Bi-Level Planning of Microgrid Considering Seasonal Hydrogen Storage and Efficiency Degradation of Electrolyzer

Abstract

Microgrids that contain a high percentage of renewable energy face the challenge of having insufficient resources for long-term regulation of the energy balance. Seasonal hydrogen storage emerges as a promising option. To analyze the feasibility and economic viability of seasonal hydrogen storage in microgrids, this paper proposes a bi-level planning approach. First, considering the dynamic characteristics of electrolyzer power-efficiency-degradation, a linearized method for calculating the dynamic efficiency is proposed.
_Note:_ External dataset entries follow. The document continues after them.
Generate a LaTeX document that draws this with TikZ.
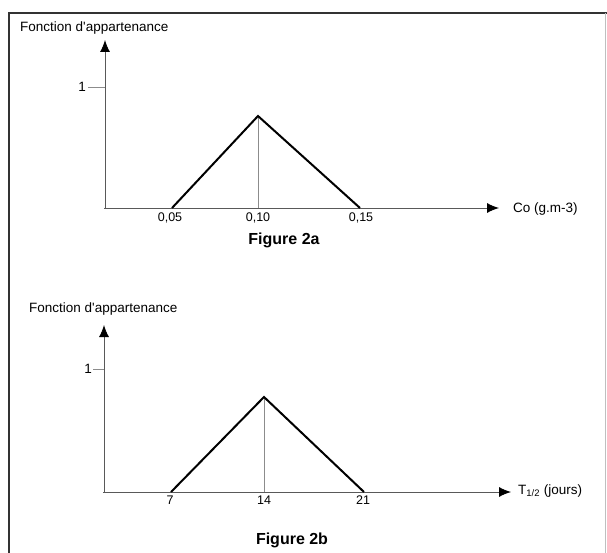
\documentclass[tikz,border=0pt]{standalone}
\usepackage{fontspec}
\setmainfont{Liberation Sans}
\usepackage{xcolor}
\usepackage{tikz}
\usetikzlibrary{positioning,arrows.meta}

\begin{document}
\begin{tikzpicture}[
      x=1pt, y=-1pt,
      axe/.style={
        draw=black!65,
        line width=0.9pt,
        -{Latex[length=12pt,width=10pt,black]}
      },
      fonction/.style={
        draw=black,
        line width=2pt,
        line join=miter
      },
      repere/.style={
        draw=black!45,
        line width=0.8pt
      },
      lbl/.style={
        inner sep=0pt,
        font=\fontsize{13.5}{15}\selectfont
      },
      graduation/.style={
        inner sep=0pt,
        font=\fontsize{12.5}{14}\selectfont
      },
      titre/.style={
        inner sep=0pt,
        font=\fontsize{16}{18}\selectfont\bfseries
      }
      ]
        \useasboundingbox (0,0) rectangle (607,553);

        % cadre
        \draw[line width=1.6pt, black!80] (9,553) -- (9,13) -- (607,13);
        \draw[line width=0.6pt, black!25] (605,13) -- (605,553);

        % Figure 2a
        \coordinate (oa) at (105,208);
        \coordinate (ya) at (105,40);
        \coordinate (xa) at (499,208);
        \coordinate (ga) at (172,208);
        \coordinate (sa) at (258,116);
        \coordinate (pa) at (258,208);
        \coordinate (da) at (360,208);
        \coordinate (ua) at (88,87);
        \coordinate (va) at (105,87);

        \draw[axe] (oa) -- (ya);
        \draw[axe] (104,208) -- (xa);
        \draw[repere] (ua) -- (va);
        \draw[repere] (sa) -- (pa);
        \draw[fonction] (ga) -- (sa) -- (da);

        \node[lbl, anchor=west] (fa) at (20,28) {Fonction d\textquotesingle appartenance};
        \node[lbl, anchor=east] (una) at (86,87) {1};
        \node[graduation] (t1a) at (170,218) {0,05};
        \node[graduation] (t2a) at (258,218) {0,10};
        \node[graduation] (t3a) at (361,218) {0,15};
        \node[lbl, anchor=west] (co) at (513,209) {Co (g.m-3)};
        \node[titre] (fig2a) at (284,240) {Figure 2a};

        % Figure 2b
        \coordinate (ob) at (104,492);
        \coordinate (yb) at (104,325);
        \coordinate (xb) at (511,492);
        \coordinate (gb) at (171,492);
        \coordinate (sb) at (264,397);
        \coordinate (pb) at (264,492);
        \coordinate (db) at (364,492);
        \coordinate (ub) at (93,369);
        \coordinate (vb) at (104,369);

        \draw[axe] (ob) -- (yb);
        \draw[axe] (103,492) -- (xb);
        \draw[repere] (ub) -- (vb);
        \draw[repere] (sb) -- (pb);
        \draw[fonction] (gb) -- (sb) -- (db);

        \node[lbl, anchor=west] (fb) at (29,309) {Fonction d\textquotesingle appartenance};
        \node[lbl, anchor=east] (unb) at (92,369) {1};
        \node[graduation] (t1b) at (170,500) {7};
        \node[graduation] (t2b) at (264,500) {14};
        \node[graduation] (t3b) at (363,500) {21};
        \node[lbl, anchor=west] (demi) at (518,491) {T\textsubscript{1/2} (jours)};
        \node[titre] (fig2b) at (292,540) {Figure 2b};
    \end{tikzpicture}
\end{document}
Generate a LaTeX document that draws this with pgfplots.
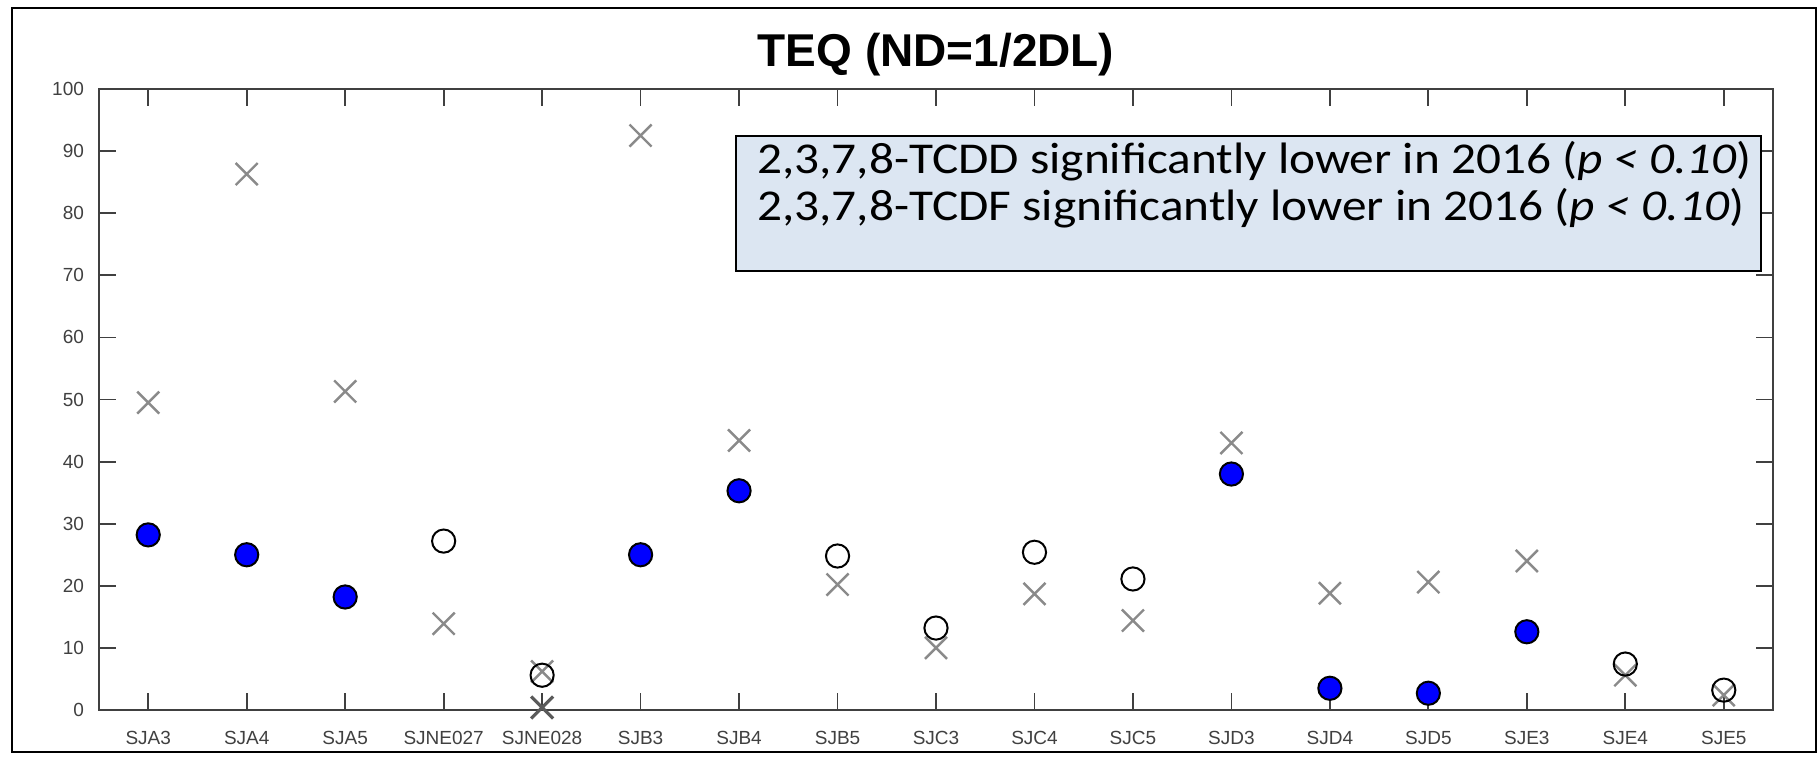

Taking into account the randomness of the data, a data-driven Markov Chain Monte Carlo method is used to generate typical daily time series. The upper level of the bi-level model focuses on investment decisions for electrolyzer capacity and seasonal hydrogen storage, while the lower level optimizes system operational revenue and electrolyzer usage costs. Then, addressing the nonlinear term issue in optimization calculations, a piecewise McCormick envelope method considering the power characteristics of the electrolyzer is proposed to convexify the optimization problem. The results of the case study show that the proposed planning method can increase the annual revenue by 11% and 595% compared to only considering constant efficiency and fixed electrolyzer lifespan. Additionally, the convex relaxation method enhances convergence speed while maintaining solution accuracy.